(WORK TO BE COMPLETED):
Take the lines beginning with the one that contains "Clone this chart" and ending with the one that contains "import * as", and set them down exactly. Omit all pictures.

*** WORKING DATA

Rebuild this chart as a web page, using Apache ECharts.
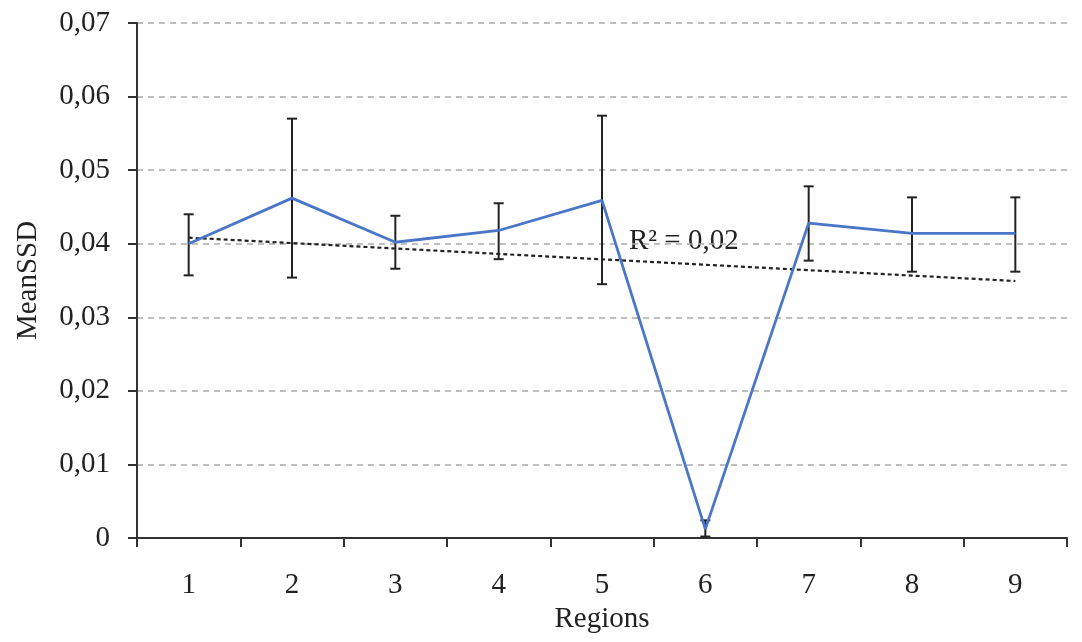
<!DOCTYPE html>
<html>
<head>
<meta charset="utf-8">
<script src="https://cdn.jsdelivr.net/npm/echarts@6/dist/echarts.min.js"></script>
<style>
html,body{margin:0;padding:0;background:#fff;}
#chart{width:1082px;height:642px;}
</style>
</head>
<body>
<div id="chart"></div>
<script>
const regions = ['1','2','3','4','5','6','7','8','9'];
const meanSSD = [0.0400, 0.0462, 0.0402, 0.0418, 0.0459, 0.0012, 0.0428, 0.0414, 0.0414];
const errLow  = [0.0357, 0.0354, 0.0366, 0.0379, 0.0345, 0.0002, 0.0377, 0.0362, 0.0362];
const errHigh = [0.0440, 0.0570, 0.0438, 0.0455, 0.0574, 0.0024, 0.0478, 0.0463, 0.0463];
const yTicks = [0, 0.01, 0.02, 0.03, 0.04, 0.05, 0.06, 0.07];
const r2Text = 'R² = 0,02';

// linear trend line (least squares) derived from the means
const n = meanSSD.length;
const xs = meanSSD.map((_, i) => i + 1);
const mx = xs.reduce((a, b) => a + b, 0) / n;
const my = meanSSD.reduce((a, b) => a + b, 0) / n;
let sxy = 0, sxx = 0;
for (let i = 0; i < n; i++) { sxy += (xs[i] - mx) * (meanSSD[i] - my); sxx += (xs[i] - mx) ** 2; }
const slope = sxy / sxx;
const trend = xs.map(x => my + slope * (x - mx));

const errData = regions.map((r, i) => [i, errLow[i], errHigh[i]]);

const font = 'Liberation Serif';
const fs = 29;
const chart = echarts.init(document.getElementById('chart'));
chart.setOption({
  animation: false,
  backgroundColor: '#fff',
  grid: { left: 137, right: 15, top: 23, bottom: 104 },
  xAxis: {
    type: 'category',
    data: regions,
    boundaryGap: true,
    name: 'Regions',
    nameLocation: 'middle',
    nameGap: 62,
    nameTextStyle: { fontFamily: font, fontSize: fs, color: '#222' },
    axisLine: { lineStyle: { color: '#333', width: 2 } },
    axisTick: { show: true, inside: false, length: 9, alignWithLabel: false, lineStyle: { color: '#333', width: 2 } },
    axisLabel: { fontFamily: font, fontSize: fs, color: '#222', margin: 33 },
    splitLine: { show: false }
  },
  yAxis: {
    type: 'value',
    min: 0,
    max: 0.07,
    interval: 0.01,
    name: 'MeanSSD',
    nameLocation: 'middle',
    nameGap: 94,
    nameTextStyle: { fontFamily: font, fontSize: fs, color: '#222' },
    axisLine: { show: true, lineStyle: { color: '#333', width: 2 } },
    axisTick: { show: true, length: 9, lineStyle: { color: '#333', width: 2 } },
    axisLabel: {
      fontFamily: font, fontSize: fs, color: '#222', margin: 27,
      formatter: v => {
        const t = yTicks.find(k => Math.abs(k - v) < 1e-9);
        const val = t === undefined ? v : t;
        return val === 0 ? '0' : val.toFixed(2).replace('.', ',');
      }
    },
    splitLine: { show: true, lineStyle: { color: '#aaa', type: [6, 5], width: 1.5 } }
  },
  series: [
    {
      name: 'trend',
      type: 'line',
      data: trend,
      symbol: 'none',
      z: 3,
      lineStyle: { color: '#222', width: 2.2, type: [4, 3] },
      silent: true
    },
    {
      name: 'error',
      type: 'custom',
      data: errData,
      z: 4,
      renderItem: (params, api) => {
        const lo = api.coord([api.value(0), api.value(1)]);
        const hi = api.coord([api.value(0), api.value(2)]);
        const hw = 5;
        const style = { stroke: '#222', lineWidth: 2 };
        return {
          type: 'group',
          children: [
            { type: 'line', shape: { x1: lo[0], y1: lo[1], x2: hi[0], y2: hi[1] }, style },
            { type: 'line', shape: { x1: lo[0] - hw, y1: lo[1], x2: lo[0] + hw, y2: lo[1] }, style },
            { type: 'line', shape: { x1: hi[0] - hw, y1: hi[1], x2: hi[0] + hw, y2: hi[1] }, style }
          ]
        };
      }
    },
    {
      name: 'MeanSSD',
      type: 'line',
      data: meanSSD,
      symbol: 'none',
      z: 5,
      lineStyle: { color: '#4a76c8', width: 2.8 }
    }
  ],
  graphic: [
    {
      type: 'text',
      left: 629,
      top: 227,
      style: { text: r2Text, fontFamily: font, fontSize: fs, fill: '#222' }
    }
  ]
});
</script>
</body>
</html>
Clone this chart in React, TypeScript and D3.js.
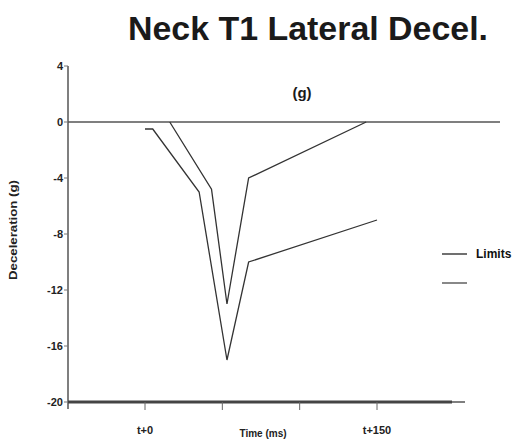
import React from "react";
import * as d3 from "d3";

const yTicks = [4, 0, -4, -8, -12, -16, -20];
const xTicks = [0, 50, 100, 150];
const xTickLabels: Record<number, string> = { 0: "t+0", 150: "t+150" };
const upperT = [0, 5, 35, 53, 67, 150];
const upperV = [-0.5, -0.5, -5, -17, -10, -7];
const lowerT = [16, 43, 53, 67, 143];
const lowerV = [0, -4.8, -13, -4, 0];
const legendLabels = ["Limits", ""];

export default function App() {
  const W = 512, H = 440;
  const x = d3.scaleLinear().domain([0, 150]).range([145, 377]);
  const y = d3.scaleLinear().domain([4, -20]).range([66, 402]);
  const line = d3.line<[number, number]>().x(d => x(d[0])).y(d => y(d[1]));
  const up = upperT.map((t, i) => [t, upperV[i]] as [number, number]);
  const lo = lowerT.map((t, i) => [t, lowerV[i]] as [number, number]);
  const ax = 68;
  const font = "'Liberation Sans', Arial, sans-serif";
  return (
    <svg width={W} height={H} style={{ position: "absolute", left: 0, top: 0, background: "#fff" }} fontFamily={font}>
      <text x={308} y={40} textAnchor="middle" fontSize={33} fontWeight="bold" fill="#1a1a1a" textLength={360} lengthAdjust="spacingAndGlyphs">Neck T1 Lateral Decel.</text>
      <text x={302} y={98} textAnchor="middle" fontSize={15} fontWeight="bold" fill="#1a1a1a">(g)</text>
      {/* y axis */}
      <line x1={ax} x2={ax} y1={y(4)} y2={409} stroke="#555" strokeWidth={1.5} />
      {yTicks.map(t => (
        <g key={t}>
          <line x1={ax - 4} x2={ax} y1={y(t)} y2={y(t)} stroke="#777" strokeWidth={1} />
          <text x={ax - 5} y={y(t) + 4} textAnchor="end" fontSize={11} fontWeight="bold" fill="#222">{t}</text>
        </g>
      ))}
      <text transform={`translate(17,${230}) rotate(-90)`} textAnchor="middle" fontSize={11} fontWeight="bold" fill="#222" textLength={100} lengthAdjust="spacingAndGlyphs">Deceleration (g)</text>
      {/* zero line */}
      <line x1={ax} x2={500} y1={y(0)} y2={y(0)} stroke="#555" strokeWidth={1.5} />
      {/* x axis */}
      <line x1={ax} x2={452} y1={y(-20)} y2={y(-20)} stroke="#444" strokeWidth={3} />
      <line x1={452} x2={465} y1={y(-20)} y2={y(-20)} stroke="#555" strokeWidth={1.5} />
      {xTicks.map(t => (
        <g key={t}>
          <line x1={x(t)} x2={x(t)} y1={y(-20)} y2={y(-20) + 8} stroke="#666" strokeWidth={1} />
          {xTickLabels[t] && <text x={x(t)} y={434} textAnchor="middle" fontSize={11} fontWeight="bold" fill="#222">{xTickLabels[t]}</text>}
        </g>
      ))}
      <text x={263} y={437} textAnchor="middle" fontSize={10} fontWeight="bold" fill="#222">Time (ms)</text>
      {/* series */}
      <path d={line(up) || ""} fill="none" stroke="#333" strokeWidth={1.3} />
      <path d={line(lo) || ""} fill="none" stroke="#333" strokeWidth={1.3} />
      {/* legend */}
      {legendLabels.map((l, i) => (
        <g key={i}>
          <line x1={442} x2={467} y1={254 + i * 29} y2={254 + i * 29} stroke={i === 0 ? "#222" : "#888"} strokeWidth={i === 0 ? 1.3 : 2} />
          {l && <text x={476} y={258 + i * 29} fontSize={12} fontWeight="bold" fill="#111">{l}</text>}
        </g>
      ))}
    </svg>
  );
}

******

(ANSWER TO THE EXERCISE):
Clone this chart in React, TypeScript and D3.js.
import React from "react";
import * as d3 from "d3";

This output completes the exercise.